Figure S1. Drug dose response curves of the treatment of BxPC-3 cells by combination of the respective siRNA oligonucleotides and erlotinib from the siRNA library screen. siRNA and erlotinib combination curves shown have been normalized to the percent cell viability of the respective siRNA sequence. (A) GCK, (B) MAPK1, (C) FLT3, (D) BRAF, (E) BMPR2, and (F) PRKAB2.

Figure S2. Effect of MAPK1 knock-down by siRNA oligonucleotides on the anti-proliferation activity of erlotinib in pancreatic cells. Treatment of KRAS wildtype Hs 700T cells with MAPK1 siRNA caused a left shift of erlotinib dose response curves (A), but none in KRAS mutant cells, MIA PaCa-2 (B), and PANC-1 (C). The % Cell Viability of the siRNA treated cells was normalized to that of the siRNA treatment. All experiments were repeated three times independently and data are means ± SD. Dose response curves had four replicates per drug treatment group.

Figure S3. Two siRNA sequences (MAPK1_1 and MAPK1_2) effectively knocked down the expression of MAPK1 in Hs700T, MIA PaCa-2, and PANC-1 cells at both mRNA (A) and protein level (B) detected by real-time RT-PCR and Western blotting, respectively. A scrambled, non-targeting siRNA (Neg siRNA) was used as a mock-transfected control. All experiments were repeated three times independently and data are means ± SD. Immunoblots shown are the best representatives of all experiments repeated two times independently with two separate blots analyzed.

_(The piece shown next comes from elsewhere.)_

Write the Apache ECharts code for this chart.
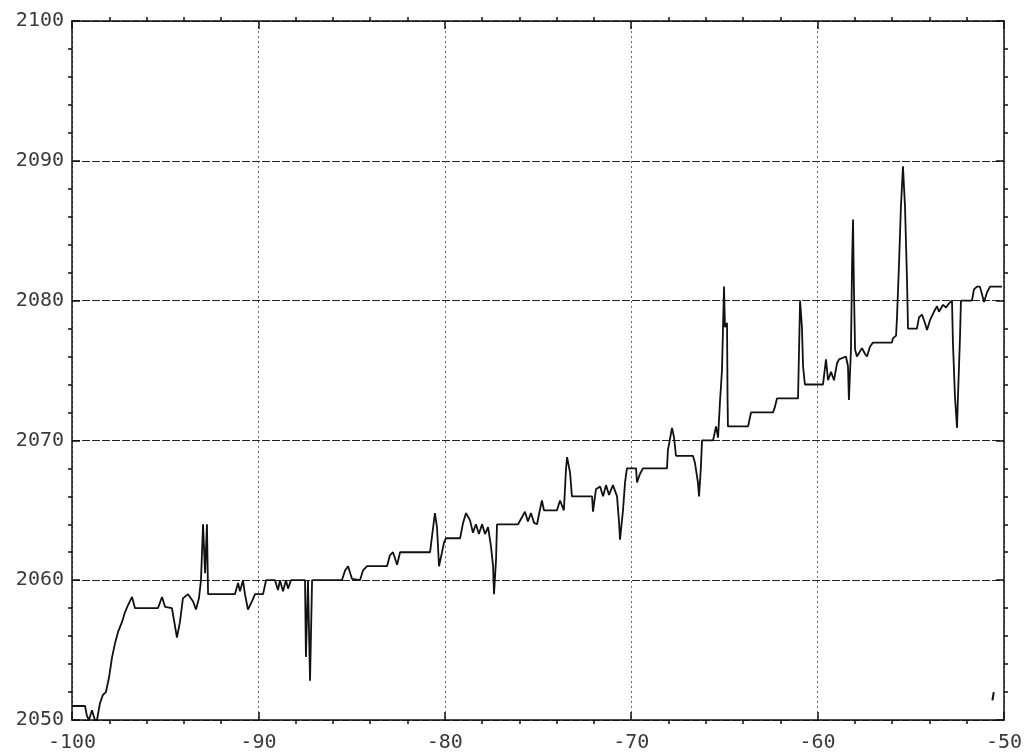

Figure S4. Drug dose response curves of the pancreatic cancer cells to the treatment of erlotinib. The concentrations of erlotinib were made in 1:2 serial dilutions in serum-free medium and then add to the cells for a 96-hr incubation period. The IC50 value of BxPC-3 is 12 μM and Hs 700T is 5 μM. The IC50s for MIA PaCa-2 and PANC-1 were not reached at the high concentration of erlotinib. All experiments were repeated three times independently and data are means ± SD. Dose response curves had four replicates per drug treatment group.

Figure S5. Combination treatment of AZD6244 and erlotinib in pancreatic cancer cells. Three erlotinib concentrations (12.5, 3, and 0.8 μM), each of which was concurrently added on to a serial dilution of AZD6244 in 4 pancreatic cancer cell lines, BxPC-3 (A), Hs 700T (B), MIA PaCa-2 (C), and PANC-1 (D). The drug dose response curves for the combinations have been normalized to % cell viability of corresponding erlotinib alone treatment (denoted as V= % in the legends). All experiments were repeated three times independently and data are means ± SD. Dose response curves had four replicates per drug treatment group.

Figure S6. Combination treatment of RDEA119 and erlotinib in pancreatic cancer cells harboring KRAS mutations. Four erlotinib concentrations (12.5, 3, 0.8, and 0.2 μM), each of which was concurrently added on to a serial dilution of RDEA119 in 3 pancreatic cancer cell lines, AsPC-1 (A), CFPAC-1 (B), and L3.6pl (C), The drug dose response curves for the combinations have been normalized to % cell viability of corresponding erlotinib alone treatment (denoted as V= % in the legends). All experiments were repeated three times independently and data are means ± SD. Dose response curves had four replicates per drug treatment group.

Figure S7. Effect of mutant KRAS knock-down by siRNA oligonucleotides in the combination treatment of the RDEA119 and erlotinib in pancreatic cells. Treatment of KRAS mutant specific siRNA in MIA PaCa-2 caused a left shift of the RDEA119 plus 50 μM erlotinib dose response curve (A), but not in the RDEA119 plus 25 μM erlotinib (B). In PANC-1, the left shift of the KRAS siRNA treatment in the drug combination of RDEA119 and erlotinib was also observed at 50 μM of erlotinib (C), but not at 25 μM erlotinib (D). The % Cell Viability of the siRNA treated cells was normalized to that of the siRNA treatment. Dose response curves had four replicates per drug treatment group.

Figure S8. The effect of erlotinib and RDEA119 treatment on cyclin D1 and p27 protein levels in pancreatic cancer cell lines.

Figure S9. Inhibition of tumor growth by gemcitabine as a single agent or in combination with erlotinib and RDEA119 in the BxPC-3 and MIA PaCa-2 xenograft models. Tumor growth curves for the different treatment groups in BxPC-3 (A) and MIA PaCa-2 (B). Mouse body weight curves for different treatment groups in BxPC-3 (C) and MIA PaCa-2 (D).